Nicola Sturgeon, George Galloway and Pat Kane campaign in Glasgow | Alamy

Galloway – who backed Jeremy Corbyn for Labour leader and advocated for Leave in the EU referendum – attempted election to the Scottish Parliament in the 2021 contest, when he fronted unionist outfit All for Unity as its “lead spokesperson”, but not leader. The party, which was registered to a mailbox address in Ayr and used an RAF-style roundel as its emblem, failed to secure any seats and was deregistered the following year.

The party also crowdfunded more than £12,000 for Galloway to contest the expected by-election in Rutherglen and Hamilton West, but in the end he did not appear on the ballot paper.

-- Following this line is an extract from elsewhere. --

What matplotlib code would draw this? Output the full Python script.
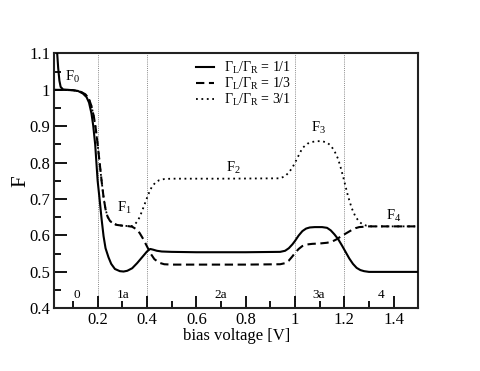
import matplotlib
matplotlib.use("Agg")
import matplotlib.pyplot as plt
from matplotlib.ticker import MultipleLocator

plt.rcParams['font.family'] = ['Liberation Serif', 'DejaVu Serif']
plt.rcParams['mathtext.fontset'] = 'custom'
plt.rcParams['mathtext.rm'] = 'Liberation Serif'
plt.rcParams['mathtext.it'] = 'Liberation Serif:italic'
plt.rcParams['mathtext.bf'] = 'Liberation Serif:bold'

# Solid curve: Gamma_L/Gamma_R = 1/1
x_11 = [0.030, 0.036, 0.040, 0.045, 0.050, 0.060, 0.080, 0.100, 0.120, 0.140, 0.155, 0.165,
        0.175, 0.182, 0.190, 0.195, 0.200, 0.208, 0.216, 0.224, 0.232, 0.244, 0.255, 0.270,
        0.290, 0.305, 0.320, 0.340, 0.360, 0.380, 0.400, 0.413, 0.425, 0.440, 0.460, 0.500,
        0.600, 0.800, 0.940, 0.960, 0.975, 0.990, 1.000, 1.015, 1.030, 1.045, 1.060, 1.080,
        1.110, 1.130, 1.145, 1.160, 1.175, 1.190, 1.205, 1.220, 1.235, 1.250, 1.265, 1.280,
        1.300, 1.350, 1.500]
y_11 = [1.150, 1.100, 1.060, 1.025, 1.008, 1.001, 1.000, 0.999, 0.997, 0.990, 0.980, 0.965,
        0.935, 0.902, 0.850, 0.800, 0.750, 0.699, 0.645, 0.598, 0.565, 0.540, 0.522, 0.508,
        0.502, 0.501, 0.503, 0.510, 0.524, 0.540, 0.556, 0.563, 0.561, 0.558, 0.556, 0.555,
        0.554, 0.554, 0.555, 0.558, 0.565, 0.576, 0.585, 0.600, 0.612, 0.619, 0.622, 0.623,
        0.623, 0.621, 0.614, 0.603, 0.590, 0.573, 0.555, 0.537, 0.522, 0.511, 0.505, 0.502,
        0.500, 0.500, 0.500]

# Dashed curve: Gamma_L/Gamma_R = 1/3
x_13 = [0.025, 0.060, 0.100, 0.130, 0.150, 0.165, 0.175, 0.185, 0.193, 0.200, 0.208, 0.216,
        0.224, 0.232, 0.240, 0.250, 0.262, 0.278, 0.300, 0.320, 0.340, 0.355, 0.370, 0.385,
        0.400, 0.415, 0.430, 0.450, 0.470, 0.500, 0.600, 0.800, 0.940, 0.960, 0.975, 0.990,
        1.000, 1.015, 1.030, 1.045, 1.070, 1.100, 1.130, 1.150, 1.170, 1.185, 1.200, 1.215,
        1.230, 1.245, 1.260, 1.280, 1.300, 1.400, 1.500]
y_13 = [1.000, 1.000, 0.999, 0.995, 0.988, 0.975, 0.955, 0.925, 0.890, 0.850, 0.800, 0.750,
        0.705, 0.672, 0.652, 0.640, 0.633, 0.629, 0.627, 0.626, 0.624, 0.618, 0.607, 0.590,
        0.570, 0.550, 0.535, 0.525, 0.521, 0.520, 0.520, 0.520, 0.521, 0.524, 0.531, 0.543,
        0.552, 0.563, 0.571, 0.575, 0.577, 0.578, 0.580, 0.583, 0.590, 0.597, 0.603, 0.609,
        0.615, 0.620, 0.623, 0.624, 0.625, 0.625, 0.625]

# Dotted curve: Gamma_L/Gamma_R = 3/1
x_31 = [0.025, 0.060, 0.100, 0.130, 0.150, 0.165, 0.175, 0.185, 0.193, 0.200, 0.208, 0.216,
        0.224, 0.232, 0.240, 0.250, 0.262, 0.278, 0.300, 0.320, 0.340, 0.350, 0.360, 0.370,
        0.380, 0.390, 0.400, 0.410, 0.420, 0.435, 0.450, 0.470, 0.500, 0.700, 0.940, 0.960,
        0.975, 0.990, 1.000, 1.015, 1.030, 1.050, 1.070, 1.090, 1.110, 1.130, 1.145, 1.160,
        1.175, 1.185, 1.195, 1.205, 1.215, 1.230, 1.245, 1.260, 1.275, 1.290, 1.310, 1.400,
        1.500]
y_31 = [1.000, 1.000, 0.999, 0.995, 0.988, 0.975, 0.955, 0.925, 0.890, 0.850, 0.800, 0.750,
        0.705, 0.672, 0.652, 0.640, 0.633, 0.629, 0.627, 0.626, 0.626, 0.630, 0.638, 0.650,
        0.667, 0.685, 0.703, 0.720, 0.734, 0.746, 0.752, 0.755, 0.756, 0.756, 0.757, 0.763,
        0.773, 0.787, 0.800, 0.820, 0.840, 0.852, 0.857, 0.859, 0.859, 0.855, 0.847, 0.832,
        0.810, 0.787, 0.762, 0.735, 0.708, 0.675, 0.652, 0.638, 0.630, 0.627, 0.625, 0.625,
        0.625]

region_lines = [0.2, 0.4, 1.0, 1.2]
region_labels = ['0', '1a', '2a', '3a', '4']
region_label_x = [0.115, 0.305, 0.70, 1.097, 1.349]
f_labels = [r'F$_0$', r'F$_1$', r'F$_2$', r'F$_3$', r'F$_4$']
f_label_x = [0.10, 0.31, 0.75, 1.097, 1.40]
f_label_y = [1.035, 0.676, 0.785, 0.895, 0.655]

fig = plt.figure(figsize=(4.8, 3.71), dpi=100)
ax = fig.add_axes([0.1135, 0.169, 0.758, 0.687])

for xv in region_lines:
    ax.axvline(xv, color='#888888', lw=0.7, ls=(0, (1, 1.2)), zorder=1)

ax.plot(x_11, y_11, color='black', lw=1.5, ls='-',
        label=r'$\Gamma_\mathrm{L}/\Gamma_\mathrm{R}$ = 1/1', zorder=3)
ax.plot(x_13, y_13, color='black', lw=1.5, ls=(0, (4, 2.2)),
        label=r'$\Gamma_\mathrm{L}/\Gamma_\mathrm{R}$ = 1/3', zorder=3)
ax.plot(x_31, y_31, color='black', lw=1.3, ls=(0, (1, 2)),
        label=r'$\Gamma_\mathrm{L}/\Gamma_\mathrm{R}$ = 3/1', zorder=2)

for t, xv in zip(region_labels, region_label_x):
    ax.text(xv, 0.437, t, ha='center', va='center', fontsize=9.5)
for t, xv, yv in zip(f_labels, f_label_x, f_label_y):
    ax.text(xv, yv, t, ha='center', va='center', fontsize=10.5)

ax.set_xlim(0.025, 1.5)
ax.set_ylim(0.4, 1.1)
ax.xaxis.set_major_locator(MultipleLocator(0.2))
ax.xaxis.set_minor_locator(MultipleLocator(0.1))
ax.yaxis.set_major_locator(MultipleLocator(0.1))
ax.yaxis.set_minor_locator(MultipleLocator(0.05))
ax.set_xticks([0.2, 0.4, 0.6, 0.8, 1.0, 1.2, 1.4])
ax.set_xticklabels(['0.2', '0.4', '0.6', '0.8', '1', '1.2', '1.4'])
ax.set_yticks([0.4, 0.5, 0.6, 0.7, 0.8, 0.9, 1.0, 1.1])
ax.set_yticklabels(['0.4', '0.5', '0.6', '0.7', '0.8', '0.9', '1', '1.1'])
ax.tick_params(which='both', direction='in', top=False, right=False, labelsize=12, width=1.3)
ax.tick_params(which='major', length=9, pad=3)
ax.tick_params(which='minor', length=5)
for s in ax.spines.values():
    s.set_linewidth(1.5)
    s.set_color('#222222')

ax.set_xlabel('bias voltage [V]', fontsize=12, labelpad=0)
ax.set_ylabel('F', fontsize=15, labelpad=-1)

leg = ax.legend(loc='upper left', bbox_to_anchor=(0.39, 0.975), frameon=False, fontsize=10,
                handlelength=1.3, handletextpad=0.7, labelspacing=0.0, borderpad=0,
                borderaxespad=0)

fig.savefig('out.png', dpi=100)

In Rochdale, Galloway said he is “in favour of a democratic state for Jews, Muslims and Christians between the river and the sea”, and compared the town to its football club. Pledging to have maternity services reopened locally, he said: “It got relegated, relegated, relegated until it fell out of the league altogether. And that’s what’s happened to the town.”

What can we expect from him?

From the man who debated Christopher Hitchens over the Iraq war in a New York event dubbed the “Grapple in the Big Apple”? It’s probably wise to expect the unexpected.

However, it should be clear by now that Galloway is unlikely to be a quiet presence in the Commons.

The event with Hitchens saw the men argue their pro-war and anti-war cases and came after Galloway’s appearance before the US Senate, where he accused members of that house of having created “the mother of all smokescreens” and denied charges that he had profited from illegal Iraqi oil sales. “You traduced my name around the world without ever having asked me a single question, without ever having contacted me, without ever having written to me or telephoned me, without any contact with me whatsoever, and you call that justice,” he said.

After the result in Rochdale, one of the most divisive figures in modern Labour history is back in parliament, but he no longer shares the party's platform. How the parliament reacts to Galloway is perhaps as much of an issue as how Galloway approaches the parliament.